The benefits of planning ahead

It’s no secret that the more you plan, the easier everything becomes.

One of the real advantages of looking to a long-term strategy when it comes to your labelling needs is that it helps to keep setup and material costs down.

Some of the main costs of labels are the setup costs, where you’ve got to set up machines and materials and whatever method you’re using.

That’s one way of working with a customer to reach an end-game that they can give you some kind of feel for what they’re going to be ordering over a particular period, which they can commit to and you can work out a strategy to get their price down.

By ordering all the materials at once to be used over a 12-month period, this obviously helps to keep our costs down, which we then pass on to you. Such an agreement also means we can be flexible on your payments, spreading the cost in whatever manner is most effective to you.

Quality matters

Another issue to bear in mind is that labels that appear to be the cheapest on face value could actually result in you spending more overall.

It’s all very well selling customers a cheap and tatty label, but in a few weeks it’ll look just that.
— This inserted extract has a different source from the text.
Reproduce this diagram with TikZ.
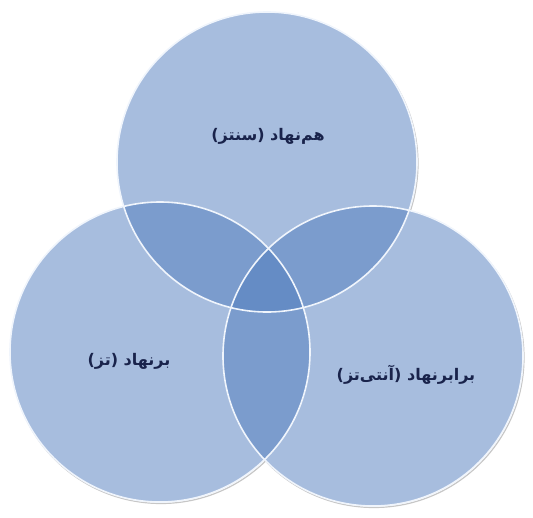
\documentclass[tikz,border=0pt]{standalone}
\usepackage{fontspec}
\usepackage{tikz}
\usetikzlibrary{positioning}
\newfontfamily\farsifont[Script=Arabic]{DejaVu Sans}
\TeXXeTstate=1
\definecolor{vennblue}{RGB}{80,125,190}
\definecolor{vennedge}{RGB}{240,245,252}
\definecolor{venntext}{RGB}{25,35,75}

\begin{document}
\begin{tikzpicture}[x=1pt, y=-1pt,
    vennbase/.style={circle, minimum size=300pt, inner sep=0pt, fill=white, draw=black!22, line width=1.2pt},
    vennfill/.style={circle, minimum size=300pt, inner sep=0pt, fill=vennblue, fill opacity=0.5},
    vennrim/.style={circle, minimum size=300pt, inner sep=0pt, draw=vennedge, line width=1.6pt},
    vlabel/.style={font=\farsifont\bfseries\fontsize{16}{19}\selectfont, text=venntext}]
  \useasboundingbox (0,0) rectangle (533,517);
  % shadows and white base
  \node[vennbase] (synbase) at (268,163.5) {};
  \node[vennbase] (thebase) at (161,353.5) {};
  \node[vennbase] (antbase) at (374,357.5) {};
  \node[circle, minimum size=300pt, fill=white] at (267,162) {};
  \node[circle, minimum size=300pt, fill=white] at (160,352) {};
  \node[circle, minimum size=300pt, fill=white] at (373,356) {};
  % the three sets
  \node[vennfill] (synthesis) at (267,162) {};
  \node[vennfill] (thesis) at (160,352) {};
  \node[vennfill] (antithesis) at (373,356) {};
  \node[vennrim] at (synthesis) {};
  \node[vennrim] at (thesis) {};
  \node[vennrim] at (antithesis) {};
  % labels
  \node[vlabel] (synlbl) at (268,136) {\beginR هم‌نهاد (سنتز)\endR};
  \node[vlabel] (thelbl) at (129,361) {\beginR برنهاد (تز)\endR};
  \node[vlabel] (antlbl) at (406,375) {\beginR برابرنهاد (آنتی‌تز)\endR};
\end{tikzpicture}
\end{document}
It’ll start off looking ok and quickly go downhill – that’s not the end of the market where we’re at.

Its about providing a high quality label that’ll do the job at the best possible price.

Using standardised tooling

If there’s any flexibility when it comes to negotiating the size of your label, this could help to make significant savings depending on the material you are using.

This is especially the case when the material is one that is provided in sheets – like polycarbonate, for example – because it means we are able to use stock cutters to get the most out of it.

Similarly, if we’re working with 1mm-thick stainless steel, then there can be quite a lot of wastage if you’re not maximising your areas. This can be limited by using a stock punch and die tool, which is relatively cheap. Alternatively, if the plate has to be a specific size, we can laser cut it – although this is more expensive as it requires more setup time.

What and where?

Two of the first questions we tend to ask new customers are what are the labels going to be used for and where will they be used?

This is essential in establishing what labels specifications will match your needs and won’t let you down – meaning your investment will offer you long-lasting value.

If for example, the label will be used in the catering industry – will it be subject to grease or high temperatures? Is it likely to be cleaned using alcohol-based products? All of this is relevant information to make sure the end product stands the test of time. Asset tags and asset labels need to be durable and fit for purpose.

The experience of your supplier

Finally, you should consider how well the company manufacturing your labels knows the industry you’re operating in and how your labels should match the common needs and problems that arise in your sector.

Such experience can be a valuable asset in ensuring you get your labels right the first time around – ensuring you don’t have to spend more money further down the line to correct costly errors.